Ludność Suchedniowa i pobliskich wiosek składają przeważnie fabrykanci i robotnicy, liche bowiem grunta nie dają odpowiedniego utrzymania. Największą plagą dla tutejszej ludności są targi i jarmarki. W każdy poniedziałek odbywają się one w osadach Bodzentyn i Wąchock odległych od Suchedniowa o wiorst 12. We wtorek bywa targ w Kielcach, we środę w Szydłowcu a we czwartek w Suchedniowie. Otóż na owe jarmarki wszyscy śpieszą, tak że w każden z powyższych dni na próżno kusiłbyś się czytelniku wynająć furmankę lub robotnika. Kolonistka mająca do sprzedania kwartę masła, wyrobnik chcący kupić funt soli, bez względu że w miejscu mogliby załatwić interes sprzedaży i kupna, idą kilkanaście wiorst na jarmark, mitrężą dzień cały i w dodatku część swoich funduszów zostawiają po karczmach.

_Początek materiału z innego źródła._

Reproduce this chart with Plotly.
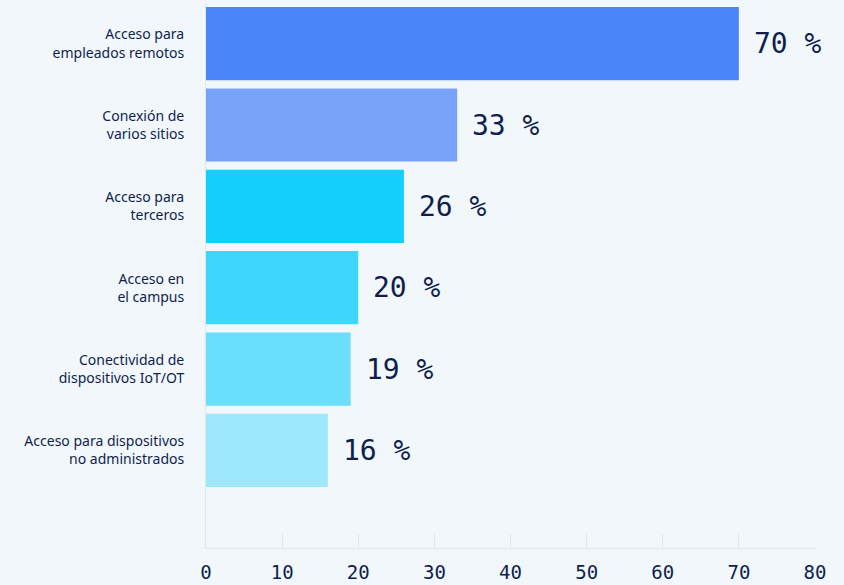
import plotly.graph_objects as go

categories = [
    "Acceso para<br>empleados remotos",
    "Conexión de<br>varios sitios",
    "Acceso para<br>terceros",
    "Acceso en<br>el campus",
    "Conectividad de<br>dispositivos IoT/OT",
    "Acceso para dispositivos<br>no administrados",
]
values = [70, 33, 26, 20, 19, 16]
bar_colors = ["#4a86f7", "#76a3f7", "#12cffc", "#3dd6fc", "#6adffb", "#9de8fb"]
x_ticks = [0, 10, 20, 30, 40, 50, 60, 70, 80]

navy = "#0f1f4d"
bg = "#f2f7fc"
grid = "#e1e6ec"

fig = go.Figure(
    go.Bar(
        x=values,
        y=categories,
        orientation="h",
        marker=dict(color=bar_colors, line=dict(width=0)),
        hoverinfo="skip",
    )
)

for v, c in zip(values, categories):
    fig.add_annotation(
        x=v, y=c, text=f"{v} %", showarrow=False,
        xanchor="left", yanchor="middle", xshift=13,
        font=dict(family="DejaVu Sans Mono", size=28, color=navy),
    )

fig.update_layout(
    width=844, height=585,
    margin=dict(l=206, r=29, t=3, b=37, autoexpand=False),
    paper_bgcolor=bg, plot_bgcolor=bg,
    bargap=0.1,
    showlegend=False,
    xaxis=dict(
        range=[0, 80], tickvals=x_ticks, showgrid=False, zeroline=False,
        showline=True, linecolor=grid, linewidth=1, automargin=False,
        ticks="inside", ticklen=14, tickcolor=grid, tickwidth=1,
        tickfont=dict(family="DejaVu Sans Mono", size=19, color=navy),
        ticklabelstandoff=7,
    ),
    yaxis=dict(
        type="category", range=[6.2, -0.5], showgrid=False, zeroline=False,
        showline=True, linecolor=grid, linewidth=1, ticks="", automargin=False,
        tickfont=dict(family="Noto Sans", size=14, color=navy),
        ticklabelstandoff=18,
    ),
)

fig.write_html("out.html")
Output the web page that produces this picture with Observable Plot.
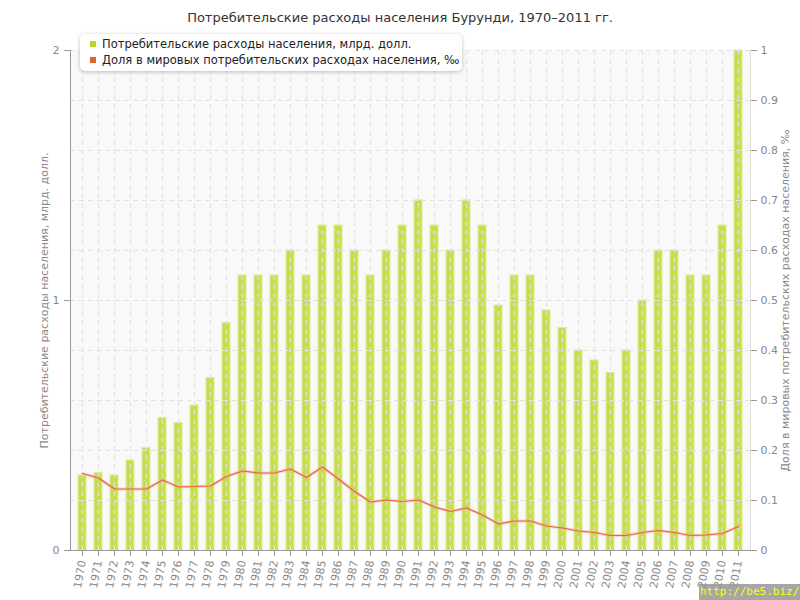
<!DOCTYPE html>
<html><head><meta charset="utf-8">
<script src="https://cdn.jsdelivr.net/npm/d3@7"></script>
<script src="https://cdn.jsdelivr.net/npm/@observablehq/plot@0.6"></script>
<style>
body{margin:0;background:#fff;font-family:"DejaVu Sans",sans-serif;}
#wrap{position:relative;width:800px;height:600px;}
#title{position:absolute;top:10px;left:0;width:800px;text-align:center;font-size:13px;color:#333;}
#legend{position:absolute;left:80px;top:34px;width:382px;height:37px;background:#fff;border-radius:5px;box-shadow:0 1px 4px rgba(0,0,0,0.25);font-size:11.5px;color:#222;}
.item{position:absolute;left:10px;white-space:nowrap;}
.sw{display:inline-block;width:6px;height:6px;margin-right:6px;vertical-align:middle;position:relative;top:-1px;}
#wm{position:absolute;right:0;bottom:0;width:101px;height:16px;background:rgba(150,150,150,0.85);color:#ffff00;font-family:"DejaVu Sans Mono",monospace;font-size:11px;line-height:16px;text-align:left;padding-left:1px;box-sizing:border-box;white-space:nowrap;}
</style></head>
<body>
<div id="wrap">
<div id="chart"></div>
<div id="title">Потребительские расходы населения Бурунди, 1970–2011 гг.</div>
<div id="legend">
  <div class="item" style="top:3px"><span class="sw" style="background:#b5d52a"></span>Потребительские расходы населения, млрд. долл.</div>
  <div class="item" style="top:19px"><span class="sw" style="background:#e2622f"></span>Доля в мировых потребительских расходах населения, ‰</div>
</div>
<div id="wm">http://be5.biz/</div>
</div>
<script>
const years = ["1970","1971","1972","1973","1974","1975","1976","1977","1978","1979","1980","1981","1982","1983","1984","1985","1986","1987","1988","1989","1990","1991","1992","1993","1994","1995","1996","1997","1998","1999","2000","2001","2002","2003","2004","2005","2006","2007","2008","2009","2010","2011"];
const spending = [0.30,0.31,0.30,0.36,0.41,0.53,0.51,0.58,0.69,0.91,1.10,1.10,1.10,1.20,1.10,1.30,1.30,1.20,1.10,1.20,1.30,1.40,1.30,1.20,1.40,1.30,0.98,1.10,1.10,0.96,0.89,0.80,0.76,0.71,0.80,1.00,1.20,1.20,1.10,1.10,1.30,2.00];
const share = [0.154,0.145,0.123,0.123,0.123,0.141,0.127,0.128,0.129,0.148,0.159,0.155,0.155,0.163,0.146,0.167,0.143,0.118,0.097,0.101,0.098,0.101,0.087,0.078,0.085,0.071,0.053,0.059,0.059,0.049,0.045,0.039,0.036,0.030,0.030,0.036,0.040,0.036,0.030,0.031,0.034,0.048];
const leftTicks = [0,1,2];
const rightTicks = [0,0.1,0.2,0.3,0.4,0.5,0.6,0.7,0.8,0.9,1];
const leftLabel = "Потребительские расходы населения, млрд. долл.";
const rightLabel = "Доля в мировых потребительских расходах населения, ‰";

const data = years.map((y,i)=>({year:y, spend:spending[i], share:share[i]}));
const k = 2; // right axis maps [0,1] onto left [0,2]

const chart = Plot.plot({
  width:800, height:600,
  marginTop:50, marginBottom:50, marginLeft:70, marginRight:50,
  style:{fontFamily:"DejaVu Sans, sans-serif", fontSize:"11px", color:"#888", background:"transparent"},
  x:{type:"band", domain:years, paddingInner:0.5, paddingOuter:0.25},
  y:{domain:[0,2]},
  marks:[
    Plot.frame({fill:"#f9f9f9", stroke:null}),
    Plot.barY(data,{x:"year", y:"spend", fill:"#c6df45", stroke:"#dcec98", strokeWidth:1.2}),
    Plot.gridY({ticks:10, stroke:"#e2e2e2", strokeOpacity:1, strokeDasharray:"5,4"}),
    Plot.gridX({stroke:"#e2e2e2", strokeOpacity:1, strokeDasharray:"5,4"}),
    Plot.line(data,{x:"year", y:d=>d.share*k, stroke:"#f2b09a", strokeWidth:3, strokeOpacity:0.5}),
    Plot.line(data,{x:"year", y:d=>d.share*k, stroke:"#e8643a", strokeWidth:1.2}),
    Plot.frame({anchor:"left", stroke:"#999"}),
    Plot.frame({anchor:"right", stroke:"#ddd"}),
    Plot.frame({anchor:"bottom", stroke:"#999"}),
    Plot.axisY({ticks:leftTicks, tickFormat:d=>String(d), anchor:"left", tickSize:6, tickPadding:5, stroke:"#999", label:leftLabel, labelAnchor:"center", labelOffset:30, labelArrow:"none"}),
    Plot.axisY({ticks:rightTicks.map(v=>v*k), tickFormat:d=>String(+(d/k).toFixed(1)), anchor:"right", tickSize:6, tickPadding:4, stroke:"#999", label:rightLabel, labelAnchor:"center", labelOffset:38, labelArrow:"none"}),
    Plot.axisX({anchor:"bottom", tickSize:6, tickPadding:4, tickRotate:-80, stroke:"#999", label:null, fontSize:11})
  ]
});
document.getElementById("chart").appendChild(chart);
</script>
</body></html>
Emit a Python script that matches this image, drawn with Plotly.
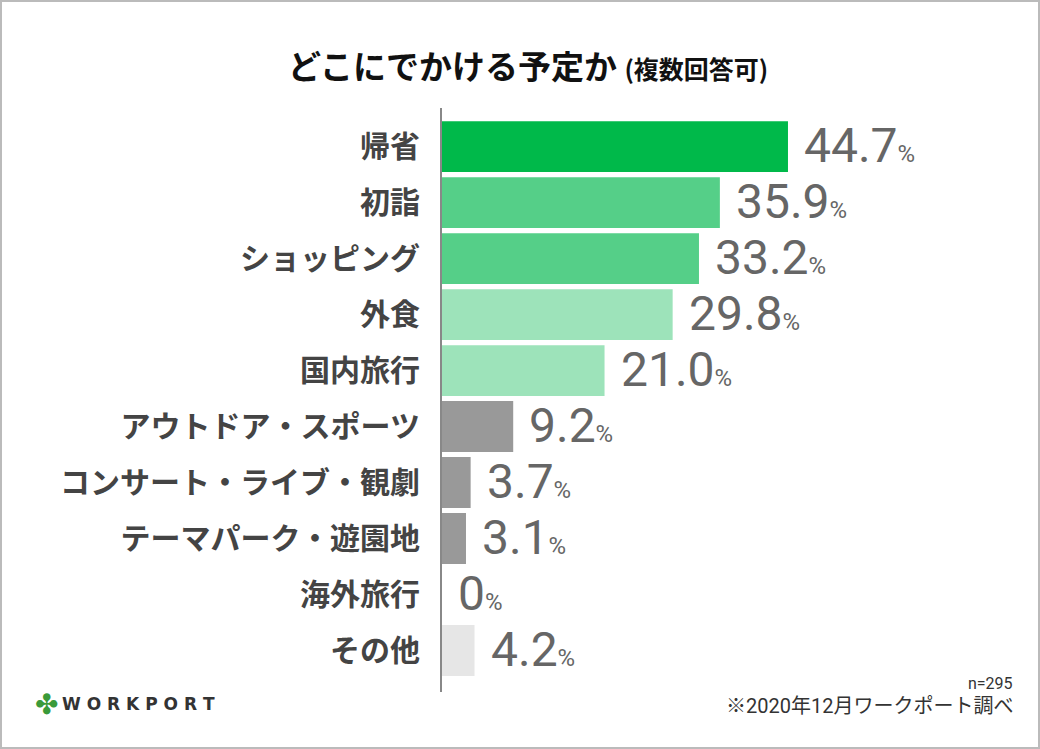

Wyrobnik przepędzający 4 dni w tygodniu na jarmarkach, w pozostałe dwa chciałby zarobić tyle aby mu na cały tydzień wystarczyło, a ponieważ nie może tego dokazać pomimo wysokich cen najmu, zmuszony przeto jest szukać innych sposobów, ztąd wypływa że u nas pojęcie o prawie własności jest zachwiane. Jeżeli do tego dodamy co najmniej osiem szynków, utrzymywanych wyłącznie przez starozakonnych, to domyśleć się łatwo, że moralność niższej klassy ludności na dosyć niskim stopniu stoi.
Na zarzut jaki może mi być uczyniony że ułatwione drogi kupna i zbytu są ważną podstawą dobrobytu odpowiem tylko cyframi. Z gminy Suchedniów liczącej 5,000 mieszkańców, bywa na każdym targu osób (bierzemy minimum) 100, zatem w ciągu tygodnia wypadnie 400 a w ciągu roku 20,800. Przypuśćmy że co najwięcej 2/3 jarmarkowiczów mieli konieczną potrzebę udania się na jarmark to i tak w ciągu roku ginie bezpowrotnie przeszło 6,000 dni pracy, a biorąc w podobnym stosunku całe Królestwo wypadnie około  6 milionów dni, dzień zaś licząc chociażby po 20 kopiejek otrzymamy dosyć imponującą sumkę bo 1,200,000 rubli.